My wife does not want to be with me anymore. We have been living together since 1993 and have been married since 2000. I have had anger issues all my life and she has had to listen to my long rants countless times through the years. I have hurled numerous insults and occasionally threats at her and she has finally had enough. I don’t blame her, mind you.
I’ve been a fallen-away Catholic for most of my adult life and I have attempted to go back to the Church several times over the years. But in the last year and a half it felt as though God was pulling me back to the Church stronger than ever- and I answer the call. I am currently on my third trip back in this last year and a half, and each time I returned my anger subsided more and more. Unfortunately, just when I’ve been making real improvements, my wife has decided to end it. After the last failed attempts she just can’t trust it anymore.
At the behest of my priest I’m currently in the process of seeking professional counseling for my issues, but my wife refuses to talk to anyone about anything. She is completely closed to any solutions. And on top of it all, she has started to spend countless hours on Facebook and other sites while drinking. She has been on the net drinking up to 12 beers till 6:00 AM on the weekends.
Needless to say- I’m an emotional mess right now.
I’ve dived into my faith in the last couple of months.
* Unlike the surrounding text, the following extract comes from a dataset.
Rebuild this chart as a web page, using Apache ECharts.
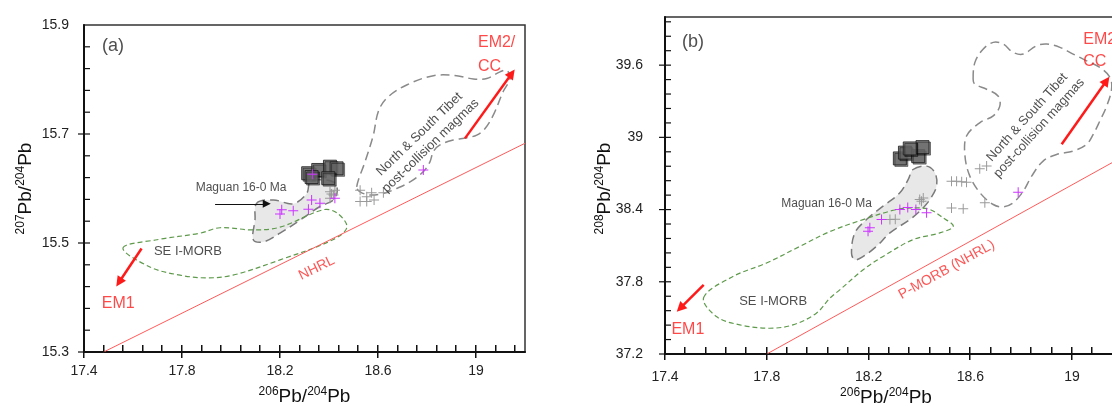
<!DOCTYPE html>
<html>
<head>
<meta charset="utf-8">
<script src="https://cdn.jsdelivr.net/npm/echarts@6/dist/echarts.min.js"></script>
<style>
  html, body { margin: 0; padding: 0; background: #fff; }
  #chart { width: 1112px; height: 406px; }
</style>
</head>
<body>
<div id="chart"></div>
<script>
// ---------- axes ----------
const xRange = [17.4, 19.2];
const xTickLabels = [17.4, 17.8, 18.2, 18.6, 19];
const xMajorStep = 0.4, xMinorStep = 0.08;
const yRangeA = [15.3, 15.9];
const yTickLabelsA = [15.3, 15.5, 15.7, 15.9];
const yMajorStepA = 0.2, yMinorStepA = 0.04;
const yRangeB = [37.2, 40.0];
const yTickLabelsB = [37.2, 37.8, 38.4, 39, 39.6];
const yMajorStepB = 0.6, yMinorStepB = 0.12;

// ---------- panel (a): 207Pb/204Pb ----------
const nhrlA = [[17.48, 15.3], [19.2, 15.683]];
const seMorbA = [[17.559,15.491],[17.698,15.506],[17.873,15.518],[17.955,15.528],[18.090,15.524],[18.200,15.529],[18.376,15.561],[18.433,15.555],[18.473,15.529],[18.416,15.506],[18.200,15.469],[18.008,15.441],[17.902,15.436],[17.792,15.441],[17.669,15.456]];
const maguanA = [[18.105,15.573],[18.173,15.579],[18.254,15.572],[18.309,15.591],[18.322,15.612],[18.350,15.616],[18.418,15.612],[18.434,15.597],[18.418,15.579],[18.363,15.567],[18.282,15.542],[18.200,15.518],[18.132,15.502],[18.091,15.506],[18.098,15.542]];
const tibetA = [[18.513,15.603],[18.547,15.649],[18.581,15.698],[18.601,15.741],[18.636,15.766],[18.717,15.790],[18.826,15.807],[18.921,15.807],[18.989,15.801],[19.044,15.802],[19.098,15.814],[19.125,15.817],[19.139,15.802],[19.111,15.778],[19.071,15.735],[19.037,15.710],[19.003,15.698],[18.962,15.693],[18.907,15.689],[18.853,15.680],[18.826,15.668],[18.812,15.649],[18.785,15.631],[18.731,15.612],[18.676,15.600],[18.622,15.591],[18.567,15.588],[18.527,15.594]];
const squaresA = [[18.315,15.628],[18.356,15.634],[18.404,15.640],[18.431,15.637],[18.397,15.619],[18.329,15.621]];
const magentaA = [[18.207,15.561],[18.200,15.553],[18.254,15.559],[18.316,15.562],[18.329,15.579],[18.363,15.573],[18.424,15.582],[18.332,15.626],[18.785,15.634]];
const grayA = [[18.527,15.597],[18.554,15.585],[18.574,15.592],[18.527,15.576],[18.554,15.576],[18.584,15.579],[18.622,15.592],[18.404,15.594],[18.418,15.588],[18.404,15.582],[18.424,15.597],[18.410,15.590]];
const em1ArrowA = [[17.635,15.490],[17.543,15.428]];
const em2ArrowA = [[18.955,15.692],[19.146,15.811]];
const maguanArrowA = [[17.935,15.572],[18.146,15.572]];

// ---------- panel (b): 208Pb/204Pb ----------
const nhrlB = [[17.8, 37.2], [19.2, 38.84]];
const seMorbB = [[17.552,37.669],[17.667,37.844],[17.799,37.956],[17.930,38.094],[18.048,38.217],[18.179,38.317],[18.310,38.400],[18.389,38.414],[18.441,38.400],[18.493,38.331],[18.533,38.261],[18.480,38.206],[18.375,38.150],[18.257,38.011],[18.179,37.900],[18.087,37.733],[18.048,37.664],[17.995,37.539],[17.903,37.442],[17.812,37.414],[17.694,37.442],[17.602,37.511]];
const maguanB = [[18.375,38.733],[18.428,38.761],[18.461,38.706],[18.467,38.594],[18.441,38.483],[18.408,38.400],[18.362,38.317],[18.284,38.206],[18.231,38.094],[18.179,38.011],[18.146,37.983],[18.133,38.039],[18.146,38.206],[18.192,38.317],[18.257,38.428],[18.323,38.539],[18.356,38.650]];
const tibetB = [[18.611,39.483],[18.618,39.623],[18.650,39.733],[18.690,39.789],[18.729,39.775],[18.768,39.706],[18.808,39.692],[18.860,39.761],[18.900,39.775],[18.952,39.748],[19.004,39.692],[19.057,39.636],[19.109,39.581],[19.149,39.498],[19.155,39.400],[19.136,39.261],[19.109,39.136],[19.083,39.025],[19.057,38.942],[19.004,38.886],[18.939,38.858],[18.886,38.803],[18.841,38.678],[18.808,38.553],[18.768,38.456],[18.729,38.423],[18.690,38.442],[18.638,38.539],[18.598,38.678],[18.579,38.844],[18.585,39.011],[18.638,39.123],[18.690,39.178],[18.716,39.261],[18.709,39.344],[18.664,39.400],[18.618,39.442]];
const squaresB = [[18.323,38.825],[18.343,38.873],[18.395,38.844],[18.412,38.919],[18.362,38.908]];
const magentaB = [[18.205,38.248],[18.198,38.219],[18.251,38.317],[18.323,38.400],[18.354,38.417],[18.386,38.400],[18.428,38.373],[18.788,38.544]];
const grayB = [[18.284,38.317],[18.305,38.320],[18.401,38.483],[18.415,38.497],[18.408,38.469],[18.526,38.636],[18.546,38.636],[18.566,38.631],[18.585,38.628],[18.526,38.414],[18.572,38.406],[18.657,38.456],[18.637,38.739],[18.664,38.761]];
const em1ArrowB = [[17.552,37.775],[17.460,37.581]];
const em2ArrowB = [[18.959,38.942],[19.135,39.470]];

// ---------- annotations ----------
const textA = [
  { name: '(a)', value: [17.518, 15.861], size: 18, color: '#222' },
  { name: 'Maguan 16-0 Ma', value: [18.041, 15.601], size: 12, color: '#222' },
  { name: 'SE I-MORB', value: [17.824, 15.484], size: 13, color: '#222' },
  { name: 'EM1', value: [17.540, 15.389], size: 16, color: '#ff1a1a' },
  { name: 'EM2/\nCC', value: [19.008, 15.845], size: 16, color: '#ff1a1a', align: 'left', lh: 24 },
  { name: 'NHRL', value: [18.350, 15.454], size: 14, color: '#ff2a2a', rotate: 26 },
  { name: 'North & South Tibet\npost-collision magmas', value: [18.792, 15.689], size: 13, color: '#222', rotate: 44, lh: 16 }
];
const textB = [
  { name: '(b)', value: [17.510, 39.789], size: 18, color: '#222' },
  { name: 'Maguan 16-0 Ma', value: [18.035, 38.450], size: 12, color: '#222' },
  { name: 'SE I-MORB', value: [17.825, 37.636], size: 13, color: '#222' },
  { name: 'EM1', value: [17.490, 37.400], size: 16, color: '#ff1a1a' },
  { name: 'EM2/\nCC', value: [19.044, 39.725], size: 16, color: '#ff1a1a', align: 'left', lh: 22 },
  { name: 'P-MORB (NHRL)', value: [18.507, 37.900], size: 14, color: '#ff2a2a', rotate: 29 },
  { name: 'North & South Tibet\npost-collision magmas', value: [18.847, 39.122], size: 13, color: '#222', rotate: 48, lh: 16 }
];

const FONT = 'Liberation Sans, Arial, sans-serif';

function steps(lo, hi, step) {
  const out = [];
  const n = Math.floor((hi - lo) / step + 1e-6);
  for (let i = 0; i <= n; i++) out.push(+(lo + i * step).toFixed(4));
  return out;
}

const nameRich = {
  sup: { fontSize: 12, verticalAlign: 'top', lineHeight: 12, fontFamily: FONT, color: '#111' },
  b: { fontSize: 19, lineHeight: 22, fontFamily: FONT, color: '#111' }
};

function mainX(grid, margin, gap, pad) {
  return {
    type: 'value', gridIndex: grid, min: xRange[0], max: xRange[1], position: 'bottom',
    name: '{sup|206}{b|Pb/}{sup|204}{b|Pb}', nameLocation: 'middle', nameGap: gap, nameMoveOverlap: false,
    nameTextStyle: { rich: nameRich, padding: pad || 0 },
    axisLine: { show: true, onZero: false, lineStyle: { color: '#111', width: 2 } },
    axisTick: { show: false },
    axisLabel: { customValues: xTickLabels, margin: margin, fontSize: 14, color: '#222', fontFamily: FONT },
    splitLine: { show: false }
  };
}
function mainY(grid, range, labels, margin, gap, sup, pad) {
  return {
    type: 'value', gridIndex: grid, min: range[0], max: range[1], position: 'left',
    name: '{sup|' + sup + '}{b|Pb/}{sup|204}{b|Pb}', nameLocation: 'middle', nameGap: gap, nameRotate: 90,
    nameMoveOverlap: false,
    nameTextStyle: { rich: nameRich, padding: pad || 0 },
    axisLine: { show: true, onZero: false, lineStyle: { color: '#111', width: 2 } },
    axisTick: { show: false },
    axisLabel: { customValues: labels, margin: margin, fontSize: 14, color: '#222', fontFamily: FONT },
    splitLine: { show: false }
  };
}

// closed outline drawn as a smoothed polygon in data space
function outline(points, xi, yi, stroke, dash, fill, width, z) {
  return {
    type: 'custom', xAxisIndex: xi, yAxisIndex: yi, silent: true, z: z,
    data: [0],
    renderItem: function (params, api) {
      const pts = points.map(function (p) { return api.coord(p); });
      return {
        type: 'polygon',
        shape: { points: pts, smooth: 0.35 },
        style: { fill: fill, stroke: stroke, lineWidth: width, lineDash: dash }
      };
    }
  };
}

const CROSS = 'path://M4.5,0H5.5V4.5H10V5.5H5.5V10H4.5V5.5H0V4.5H4.5Z';

function crosses(data, xi, yi, color, z) {
  return {
    type: 'scatter', xAxisIndex: xi, yAxisIndex: yi, data: data, symbol: CROSS, symbolSize: 10,
    itemStyle: { color: color, opacity: 1 }, z: z, silent: true
  };
}
function squares(data, xi, yi) {
  return {
    type: 'scatter', xAxisIndex: xi, yAxisIndex: yi, data: data, symbol: 'rect', symbolSize: 13,
    itemStyle: { color: '#6c6c6c', borderColor: '#1c1c1c', borderWidth: 1, shadowColor: 'rgba(0,0,0,0.55)', shadowOffsetX: 1.5, shadowOffsetY: 1.5 },
    z: 6, silent: true
  };
}
function refLine(data, xi, yi) {
  return {
    type: 'line', xAxisIndex: xi, yAxisIndex: yi, data: data, symbol: 'none', clip: true,
    lineStyle: { color: '#ff5a5a', width: 1 }, z: 3, silent: true
  };
}
function arrow(coords, xi, yi, color, width, head) {
  return {
    type: 'lines', coordinateSystem: 'cartesian2d', xAxisIndex: xi, yAxisIndex: yi,
    data: [{ coords: coords }], symbol: ['none', 'triangle'], symbolSize: [0, head],
    lineStyle: { color: color, width: width, opacity: 1 }, z: 8, silent: true
  };
}
function texts(items, xi, yi) {
  return {
    type: 'scatter', xAxisIndex: xi, yAxisIndex: yi, symbolSize: 0, z: 10, silent: true,
    data: items.map(function (t) {
      return {
        name: t.name, value: t.value,
        label: {
          show: true, position: 'inside', formatter: '{b}',
          fontSize: t.size, color: t.color, fontFamily: FONT,
          rotate: t.rotate || 0, align: t.align || 'center',
          lineHeight: t.lh || Math.round(t.size * 1.2)
        }
      };
    })
  };
}

const chart = echarts.init(document.getElementById('chart'), null, { renderer: 'canvas' });
chart.setOption({
  animation: false,
  backgroundColor: '#ffffff',
  grid: [
    { left: 84, top: 25, width: 441, height: 327, containLabel: false, outerBoundsMode: 'none',
      show: true, borderColor: '#333', borderWidth: 1.5, backgroundColor: 'transparent' },
    { left: 665, top: 17, width: 458, height: 337, containLabel: false, outerBoundsMode: 'none',
      show: true, borderColor: '#333', borderWidth: 1.5, backgroundColor: 'transparent' }
  ],
  xAxis: [
    mainX(0, 12, 34),
    mainX(1, 16, 33, [0, 16, 0, 0])
  ],
  yAxis: [
    mainY(0, yRangeA, yTickLabelsA, 15, 47, '207'),
    mainY(1, yRangeB, yTickLabelsB, 22, 49, '208', [0, 6, 0, 0])
  ],
  series: [
    // panel (a)
    outline(seMorbA, 0, 0, '#5f9a4c', [5, 3], 'none', 1.2, 2),
    outline(maguanA, 0, 0, '#7a7a7a', [9, 5], '#e8e8e8', 1.5, 1),
    outline(tibetA, 0, 0, '#8a8a8a', [9, 5], 'none', 1.5, 2),
    refLine(nhrlA, 0, 0),
    crosses(grayA, 0, 0, '#9a9a9a', 4),
    squares(squaresA, 0, 0),
    crosses(magentaA, 0, 0, '#cc33ff', 7),
    arrow(em1ArrowA, 0, 0, '#ff1a1a', 2.5, 10),
    arrow(em2ArrowA, 0, 0, '#ff1a1a', 2.5, 10),
    arrow(maguanArrowA, 0, 0, '#111', 1.2, 8),
    texts(textA, 0, 0),
    // panel (b)
    outline(seMorbB, 1, 1, '#5f9a4c', [5, 3], 'none', 1.2, 2),
    outline(maguanB, 1, 1, '#7a7a7a', [9, 5], '#e8e8e8', 1.5, 1),
    outline(tibetB, 1, 1, '#8a8a8a', [9, 5], 'none', 1.5, 2),
    refLine(nhrlB, 1, 1),
    crosses(grayB, 1, 1, '#9a9a9a', 4),
    squares(squaresB, 1, 1),
    crosses(magentaB, 1, 1, '#cc33ff', 7),
    arrow(em1ArrowB, 1, 1, '#ff1a1a', 2.5, 10),
    arrow(em2ArrowB, 1, 1, '#ff1a1a', 2.5, 10),
    texts(textB, 1, 1)
  ]
});

// tick marks along the bottom and left axes, placed with the axes' own scales:
// minor ticks point inward, major ticks cross the axis line
function isMajor(v, lo, step) {
  const k = (v - lo) / step;
  return Math.abs(k - Math.round(k)) < 1e-6;
}
function tickGraphics(axisIndex, yRange, yMajor, yMinor) {
  const out = [];
  const L = 7;
  const yBottom = chart.convertToPixel({ yAxisIndex: axisIndex }, yRange[0]);
  const xLeft = chart.convertToPixel({ xAxisIndex: axisIndex }, xRange[0]);
  steps(xRange[0], xRange[1] - 1e-9, xMinorStep).forEach(function (v) {
    const px = Math.round(chart.convertToPixel({ xAxisIndex: axisIndex }, v));
    const o = isMajor(v, xRange[0], xMajorStep) ? 6 : 0;
    out.push({ type: 'rect', silent: true, z: 100,
      shape: { x: px - 1, y: Math.round(yBottom) - L, width: 1.5, height: L + o },
      style: { fill: '#111' } });
  });
  steps(yRange[0], yRange[1] - 1e-6, yMinor).forEach(function (v) {
    const py = chart.convertToPixel({ yAxisIndex: axisIndex }, v);
    const o = isMajor(v, yRange[0], yMajor) ? 6 : 0;
    out.push({ type: 'line', silent: true, z: 100,
      shape: { x1: xLeft - o, y1: py, x2: xLeft + 6, y2: py },
      style: { stroke: '#111', lineWidth: 1.2 } });
  });
  return out;
}
chart.setOption({
  graphic: tickGraphics(0, yRangeA, yMajorStepA, yMinorStepA)
    .concat(tickGraphics(1, yRangeB, yMajorStepB, yMinorStepB))
});
</script>
</body>
</html>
I pray all the time for God’s grace to sustain me, and it has helped tremendously. I’ve started praying the Rosary with the intention to save my marriage, but I don’t know if that is God’s will. More than anything, I’m very frightened of the loneliness and despair that I will be facing when she leaves. The fear of that lonely hopelessness makes me panic sometimes. Especially now that the gloomy seasons of Fall and Winter are upon us.
I humbly ask anyone who would, to please pray for me.
I’m sorry I posted this long of a request, but I just feel better telling people about this.
So please, keep me in your prayers. And God bless everyone.